Quando, em 1952, o escritor franco-argelino Albert Camus escreve um comentário sobre Melville todas essas características acima listadas são observadas. Só que ele também segue adiante: “podemos dizer que ele escreveu senão o mesmo livro infinitamente recomeçado”. Ao contrário de encontrar nisso um demérito, Camus assinala o lirismo dos escritos do autor norte-americano e o fato de que, em seus livros, crianças e sábios encontram alimento. E é definitivo ao estabelecer a importância de Melville como gênio da narrativa: “O criador de mitos só atinge a genialidade na medida em que os inscreve na espessura da realidade, e não nas fugidias da imaginação”.
A morte de Herman Melville foi registrada em uma nota lacônica pelo The New York Times. Aos 72 anos, o escritor estava longe de participar do jet set literário do seu tempo a ponto de seus livros estarem fora de catálogo desde 1876. A mudança dessa trajetória de ostracismo contínuo só começou a ser revertida em 1921, quando o professor Raymond Weaver ajudou a reestabelecer a relevância de Melville com a biografia Herman Melville: Man, mariner and mystic.
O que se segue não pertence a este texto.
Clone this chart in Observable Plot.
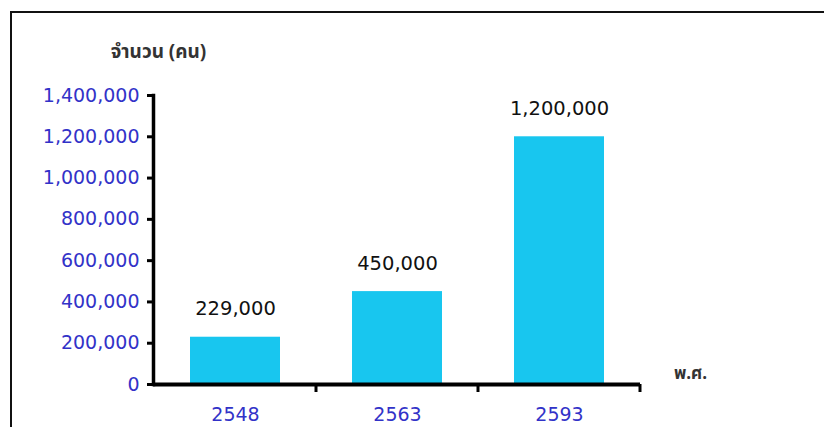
<!DOCTYPE html>
<html>
<head>
<meta charset="utf-8">
<script src="https://cdn.jsdelivr.net/npm/d3@7"></script>
<script src="https://cdn.jsdelivr.net/npm/@observablehq/plot@0.6"></script>
<style>
  html, body { margin: 0; padding: 0; background: #ffffff; }
  #wrap { position: relative; width: 824px; height: 427px; overflow: hidden; background: #ffffff; }
  #border { position: absolute; left: 10px; top: 11px; width: 900px; height: 500px; border: 2.5px solid #111; box-sizing: border-box; pointer-events: none; }
  #chart { position: absolute; left: 0; top: 0; }
</style>
</head>
<body>
<div id="wrap"><div id="border"></div><div id="chart"></div></div>
<script>
// Data
const years = ["2548", "2563", "2593"];
const people = [229000, 450000, 1200000];
const yTicks = [0, 200000, 400000, 600000, 800000, 1000000, 1200000, 1400000];
const yTitle = "จำนวน (คน)";
const xTitle = "พ.ศ.";

const data = years.map((y, i) => ({year: y, value: people[i]}));

const blue = "#3232c8";
const barColor = "#18c6ef";
const fmt = d3.format(",");

// ticks at band boundaries along the x axis
function boundaryTicks(index, scales) {
  const x = scales.x, y = scales.y;
  const step = x.step(), bw = x.bandwidth();
  const y0 = y(0);
  const g = d3.create("svg:g");
  years.forEach(c => {
    const bx = x(c) + bw + (step - bw) / 2;
    g.append("line")
      .attr("x1", bx).attr("x2", bx)
      .attr("y1", y0).attr("y2", y0 + 8)
      .attr("stroke", "#000").attr("stroke-width", 3);
  });
  return g.node();
}

const chart = Plot.plot({
  width: 824,
  height: 427,
  marginLeft: 153,
  marginRight: 184,
  marginTop: 95,
  marginBottom: 43,
  style: {background: "transparent", fontFamily: "'DejaVu Sans', sans-serif", fontSize: "19px", overflow: "visible"},
  x: {domain: years, paddingInner: 0.445, paddingOuter: 0.2225, label: null},
  y: {domain: [0, 1400000], label: null},
  marks: [
    Plot.barY(data, {x: "year", y: "value", fill: barColor}),
    Plot.axisY({ticks: yTicks, tickFormat: fmt, tickSize: 6, tickPadding: 8, stroke: "#000", strokeWidth: 3, fill: blue, fontSize: 19, label: null}),
    Plot.axisX({tickSize: 0, tickPadding: 23, fill: blue, fontSize: 19, label: null}),
    Plot.frame({anchor: "left", stroke: "#000", strokeWidth: 3.5}),
    Plot.ruleY([0], {stroke: "#000", strokeWidth: 4}),
    boundaryTicks,
    Plot.text(data, {x: "year", y: "value", text: d => fmt(d.value), dy: -28, fill: "#111", fontSize: 19.5}),
    Plot.text([yTitle], {frameAnchor: "top-left", dx: 5, dy: -51, textAnchor: "middle", fill: "#333", fontSize: 19, fontWeight: "bold", fontFamily: "'Noto Sans Thai', Tahoma, sans-serif"}),
    Plot.text([xTitle], {frameAnchor: "bottom-right", dx: 50, dy: -6, textAnchor: "middle", fill: "#333", fontSize: 17, fontWeight: "bold", fontFamily: "'Noto Sans Thai', Tahoma, sans-serif"})
  ]
});
document.getElementById("chart").appendChild(chart);
</script>
</body>
</html>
O livro resgata toda a jornada do escritor, da ascensão dos primeiros anos à obscuridade no capítulo final de sua vida. E foi no processo de pesquisa que Weaver teve acesso aos papéis do romancista e descobriu a joia Billy Budd. Essa relevância tardia, que para alguns é a prova incontestável de que a literatura de qualidade conta com o tempo a seu favor, sugere a existência de obras que importam para além das aparências primeiras. No caso do escritor norte-americano, as longas descrições de ambientes e a intensidade da contextualização fizeram dele um autor interessado apenas nos detalhes. Seu grande tema, no entanto, sempre foi a condição humana em circunstâncias extremas.
[1] Lá fora, no mar/ é o único lugar que, sinceramente/ eu posso sentir alguma paz para pensar/ Você sabe, está ficando difícil voar. Trecho da canção I’m outta time, do Oasis, composta por Liam Gallagher.
[2] Esse comentário consta do texto Hawthorne and His Mosses, publicado em agosto de 1850 para a Literary Review.